» What the task requires
From the first line of the data down to and including the line with "(C) at (304,204)", copy everything exactly, leaving out pictures.

» Dataset excerpt
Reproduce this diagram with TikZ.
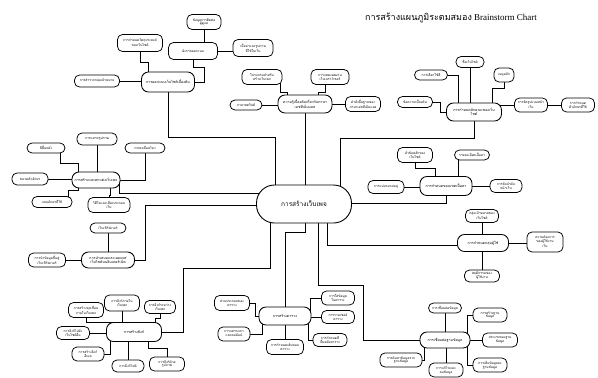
\documentclass[tikz,border=0pt]{standalone}
\usepackage{fontspec}
\setmainfont{Liberation Serif}
\newfontfamily\thai[Script=Thai]{Loma}
\pgfdeclarelayer{bg}
\pgfsetlayers{bg,main}
\begin{document}
\begin{tikzpicture}[x=1pt,y=-1pt,
  idea/.style={draw=black, line width=0.75pt, rounded corners=5pt, fill=white, align=center,
    inner sep=0pt, font=\thai\fontsize{3.3}{3.9}\selectfont},
  sub/.style={idea, rounded corners=7pt, line width=0.85pt, font=\thai\fontsize{3.6}{4.3}\selectfont},
  hub/.style={idea, rounded corners=18pt, line width=0.9pt, font=\thai\fontsize{6.5}{7}\selectfont},
  sz/.style 2 args={minimum width=#1pt, minimum height=#2pt},
  link/.style={draw=black, line width=0.75pt}]
\useasboundingbox (0,0) rectangle (598,378);

% heading
\node[font=\fontsize{9}{10}\selectfont] (title) at (451,18) {{\thai การสร้างแผนภูมิระดมสมอง} Brainstorm Chart};

% central topic
\node[hub, sz={95}{38}] (C) at (304,204) {การสร้างเว็บเพจ};

% planning branch
\node[sub, sz={53}{20}] (tlm) at (168,82) {การออกแบบเว็บไซต์เบื้องต้น};
\node[idea, sz={45}{17}] (tl4) at (140,43) {การกำหนดวัตถุประสงค์\\ของเว็บไซต์};
\node[idea, sz={49}{17}] (tl1) at (193,51) {ผังการออกแบบ};
\node[idea, sz={34}{15}] (tl2) at (204,22) {ข้อมูลการติดต่อ\\ผู้ดูแล};
\node[idea, sz={40}{17}] (tl3) at (253,48) {เนื้อหาและรูปภาพ\\ที่ใช้ในเว็บ};
\node[idea, sz={45}{12}] (tl5) at (97,81) {การสำรวจกลุ่มเป้าหมาย};

% HTML branch
\node[sub, sz={54}{18}] (tmm) at (305,104) {ความรู้เบื้องต้นเกี่ยวกับภาษา\\เอชทีเอ็มแอล};
\node[idea, sz={32}{10}] (tml) at (246,105) {ภาษาสคริปต์};
\node[idea, sz={35}{15}] (tmr) at (363,104) {คำสั่งพื้นฐานของ\\ภาษาเอชทีเอ็มแอล};
\node[idea, sz={40}{15}] (tmu1) at (262,77) {โปรแกรมสำหรับ\\สร้างเว็บเพจ};
\node[idea, sz={38}{15}] (tmu2) at (330,77) {การแสดงผลผ่าน\\เว็บเบราว์เซอร์};

% site character branch
\node[sub, sz={55}{18}] (trm) at (474,112) {การกำหนดลักษณะของเว็บ\\ไซต์};
\node[idea, sz={28}{11}] (tr1) at (470,62) {ชื่อเว็บไซต์};
\node[idea, sz={33}{10}] (tr2) at (431,75) {การเลือกใช้สี};
\node[idea, sz={20}{14}] (tr3) at (504,75) {เมนูหลัก};
\node[idea, sz={35}{11}] (tr4) at (415,102) {ข้อความเบื้องต้น};
\node[idea, sz={33}{14}] (tr5) at (531,105) {การจัดรูปแบบหน้า\\เว็บ};
\node[idea, sz={33}{14}] (tr6) at (578,105) {การกำหนด\\ตัวอักษรที่ใช้};

% decoration branch
\node[sub, sz={48}{16}] (lmm) at (96,180) {การสร้างและตกแต่งเว็บเพจ};
\node[idea, sz={38}{10}] (lm1) at (46,148) {สีพื้นหลัง};
\node[idea, sz={40}{12}] (lm2) at (97,139) {การแทรกรูปภาพ};
\node[idea, sz={40}{10}] (lm3) at (145,148) {ภาพเคลื่อนไหว};
\node[idea, sz={36}{12}] (lm4) at (30,179) {ขนาดตัวอักษร};
\node[idea, sz={40}{11}] (lm5) at (52,202) {แบบอักษรที่ใช้};
\node[idea, sz={42}{15}] (lm6) at (109,205) {วิดีโอและเสียงประกอบ\\เว็บ};

% publishing branch
\node[sub, sz={53}{16}] (pbm) at (108,260) {การนำเสนอและเผยแพร่\\เว็บไซต์บนอินเทอร์เน็ต};
\node[idea, sz={36}{10}] (pb1) at (108,228) {เว็บเซิร์ฟเวอร์};
\node[idea, sz={37}{14}] (pb2) at (47,260) {การนำข้อมูลขึ้นสู่\\เว็บเซิร์ฟเวอร์};

% link branch
\node[sub, sz={55}{19}] (blm) at (134,332) {การสร้างลิงก์};
\node[idea, sz={35}{16}] (bl1) at (122,303) {การลิงก์ภายใน\\เว็บเพจ};
\node[idea, sz={31}{13}] (bl2) at (160,307) {การลิงก์ระหว่าง\\เว็บเพจ};
\node[idea, sz={35}{15}] (bl3) at (86,310) {การสร้างจุดเชื่อม\\ภายในเว็บเพจ};
\node[idea, sz={33}{13}] (bl4) at (73,333) {การลิงก์ไปยัง\\เว็บไซต์อื่น};
\node[idea, sz={32}{14}] (bl5) at (88,354) {การสร้างลิงก์\\อีเมล};
\node[idea, sz={32}{12}] (bl6) at (128,366) {การลิงก์ไฟล์};
\node[idea, sz={35}{14}] (bl7) at (167,364) {การลิงก์ด้วย\\รูปภาพ};

% table branch
\node[sub, sz={52}{18}] (bmm) at (285,316) {การสร้างตาราง};
\node[idea, sz={33}{14}] (bm1) at (338,298) {การใส่ข้อมูล\\ในตาราง};
\node[idea, sz={33}{13}] (bm2) at (338,317) {การรวมเซลล์\\ตาราง};
\node[idea, sz={34}{13}] (bm3) at (330,340) {การกำหนดสี\\พื้นหลังตาราง};
\node[idea, sz={37}{15}] (bm4) at (285,347) {การกำหนดเส้นขอบ\\ตาราง};
\node[idea, sz={35}{15}] (bm5) at (232,303) {ส่วนประกอบของ\\ตาราง};
\node[idea, sz={32}{14}] (bm6) at (234,334) {การแทรกแถว\\และคอลัมน์};

% database branch
\node[sub, sz={50}{16}] (brm) at (445,340) {การเชื่อมต่อฐานข้อมูล};
\node[idea, sz={33}{10}] (br1) at (445,308) {การเชื่อมต่อข้อมูล};
\node[idea, sz={34}{14}] (br2) at (490,315) {การสร้างฐาน\\ข้อมูล};
\node[idea, sz={35}{14}] (br3) at (500,340) {ประเภทของฐาน\\ข้อมูล};
\node[idea, sz={34}{14}] (br4) at (490,365) {การเพิ่มข้อมูลลง\\ฐานข้อมูล};
\node[idea, sz={34}{14}] (br5) at (446,370) {การแก้ไขและ\\ลบข้อมูล};
\node[idea, sz={42}{14}] (br6) at (401,360) {การค้นหาข้อมูลจาก\\ฐานข้อมูล};

% content scope branch
\node[sub, sz={52}{19}] (rmm) at (446,186) {การกำหนดขอบเขตเนื้อหา};
\node[idea, sz={36}{13}] (rm1) at (386,187) {การแบ่งหมวดหมู่};
\node[idea, sz={35}{15}] (rm2) at (415,155) {หัวข้อหลักของ\\เว็บไซต์};
\node[idea, sz={35}{10}] (rm3) at (472,155) {รายละเอียดเนื้อหา};
\node[idea, sz={32}{13}] (rm4) at (506,186) {การจัดลำดับ\\หน้าเว็บ};

% audience branch
\node[sub, sz={51}{17}] (aum) at (483,243) {การกำหนดกลุ่มผู้ใช้};
\node[idea, sz={33}{13}] (au1) at (482,216) {กลุ่มเป้าหมายของ\\เว็บไซต์};
\node[idea, sz={36}{20}] (au2) at (545,242) {ความต้องการ\\ของผู้ใช้งาน\\เว็บ};
\node[idea, sz={35}{12}] (au3) at (482,276) {พฤติกรรมของ\\ผู้ใช้งาน};

\begin{pgfonlayer}{bg}
\fill[white] (0,0) rectangle (598,378);
% planning
\draw[link] (tl5) -- (tl5 -| tlm);
\draw[link] (tl4) -- ++(0,19) -| ([xshift=-20pt]tlm.center);
\draw[link] (tl1) -- ++(0,16) -| (204,82) -- (tlm);
\draw[link] (tl2) -- (tl2 |- tl1);
\draw[link] (tl1) -- (tl1 -| tl3);
\draw[link] (tlm) |- (275,137) -- ([xshift=-29pt]C.center);
% HTML
\draw[link] (tml) -- (tml -| tmm);
\draw[link] (tmm) -- (tmm -| tmr);
\draw[link] ([xshift=18pt]tmu1.center) -- ++(0,15) -| ([xshift=-18pt]tmm.center);
\draw[link] ([xshift=-5pt]tmu2.center) -- ++(0,15) -| ([xshift=13pt]tmm.center);
\draw[link] (tmm) -- (tmm |- C);
% site character
\draw[link] (tr1) -- (tr1 |- trm);
\draw[link] (tr2) -| ([xshift=-16pt]trm.center);
\draw[link] (tr3) -- ++(0,13) -| ([xshift=18pt]trm.center);
\draw[link] (tr4) -- ++(25,0) |- (trm);
\draw[link] (tr5) -- (tr5 -| trm);
\draw[link] (tr5) -- (tr6);
\draw[link] (trm) |- (340,138) -- ([xshift=36pt]C.center);
% decoration
\draw[link] ([xshift=14pt]lm1.center) -- ++(0,15) -| ([xshift=-18pt]lmm.center);
\draw[link] (lm2) -- (lm2 |- lmm);
\draw[link] (lm3) |- (lmm);
\draw[link] (lm4) -- (lm4 -| lmm);
\draw[link] ([xshift=16pt]lm5.center) -- ++(0,-12) -| ([xshift=-18pt]lmm.center);
\draw[link] (lm6) -- ++(0,-10) -| ([xshift=14pt]lmm.center);
\draw[link] ([yshift=11pt]C.center) -| ([xshift=23pt]lmm.center);
% publishing
\draw[link] (pb1) -- (pb1 |- pbm);
\draw[link] (pb2) -- (pb2 -| pbm);
\draw[link] (pbm) -- (145,260) |- ([yshift=-1pt]C.center);
% links
\draw[link] (bl1) -- (bl1 |- blm);
\draw[link] (bl2) -- ++(0,11) -| ([xshift=21pt]blm.center);
\draw[link] (bl3) |- (112,322) -- (112,332);
\draw[link] (bl4) -- (bl4 -| blm);
\draw[link] (bl5) -| ([xshift=-24pt]blm.center);
\draw[link] (bl6) -- (bl6 |- blm);
\draw[link] (bl7) |- (148,348) -- ([xshift=14pt]blm.center);
\draw[link] (blm) -| (183,268) -| ([xshift=-34pt]C.center);
% tables
\draw[link] (bm1) -| (310,316);
\draw[link] (bm2) -- (bm2 -| bmm);
\draw[link] (bm3) -| (308,316);
\draw[link] (bm4) -- (bmm);
\draw[link] (bm5) -| (255,316) -- (bmm);
\draw[link] (bm6) -| (262,316);
\draw[link] ([xshift=1pt]C.center) |- (285,232) -- (bmm);
% database
\draw[link] (br1) -- (brm);
\draw[link] (br2) -| (467,340);
\draw[link] (br3) -- (br3 -| brm);
\draw[link] (br4) -| (467,340);
\draw[link] (br5) -- (br5 |- brm);
\draw[link] (br6) -| (424,340);
\draw[link] ([xshift=14pt]C.center) |- (363,285) |- (brm);
% content scope
\draw[link] (rm1) -- (rm1 -| rmm);
\draw[link] (rm2) |- (435,168) -- (435,186);
\draw[link] ([xshift=-14pt]rm3.center) -- ([xshift=-14pt]rm3.center |- rmm.center);
\draw[link] (rmm) -- (rmm -| rm4);
\draw[link] ([yshift=1pt]C.center) -| (rmm);
% audience
\draw[link] (au1) -- (au1 |- aum);
\draw[link] (aum) -- (aum -| au2);
\draw[link] (au3) -- (au3 |- aum);
\draw[link] ([xshift=23pt]C.center) |- ([yshift=-2pt]aum.center);
\end{pgfonlayer}
\end{tikzpicture}
\end{document}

» Final answer
Reproduce this diagram with TikZ.
\documentclass[tikz,border=0pt]{standalone}
\usepackage{fontspec}
\setmainfont{Liberation Serif}
\newfontfamily\thai[Script=Thai]{Loma}
\pgfdeclarelayer{bg}
\pgfsetlayers{bg,main}
\begin{document}
\begin{tikzpicture}[x=1pt,y=-1pt,
  idea/.style={draw=black, line width=0.75pt, rounded corners=5pt, fill=white, align=center,
    inner sep=0pt, font=\thai\fontsize{3.3}{3.9}\selectfont},
  sub/.style={idea, rounded corners=7pt, line width=0.85pt, font=\thai\fontsize{3.6}{4.3}\selectfont},
  hub/.style={idea, rounded corners=18pt, line width=0.9pt, font=\thai\fontsize{6.5}{7}\selectfont},
  sz/.style 2 args={minimum width=#1pt, minimum height=#2pt},
  link/.style={draw=black, line width=0.75pt}]
\useasboundingbox (0,0) rectangle (598,378);

% heading
\node[font=\fontsize{9}{10}\selectfont] (title) at (451,18) {{\thai การสร้างแผนภูมิระดมสมอง} Brainstorm Chart};

% central topic
\node[hub, sz={95}{38}] (C) at (304,204) {การสร้างเว็บเพจ};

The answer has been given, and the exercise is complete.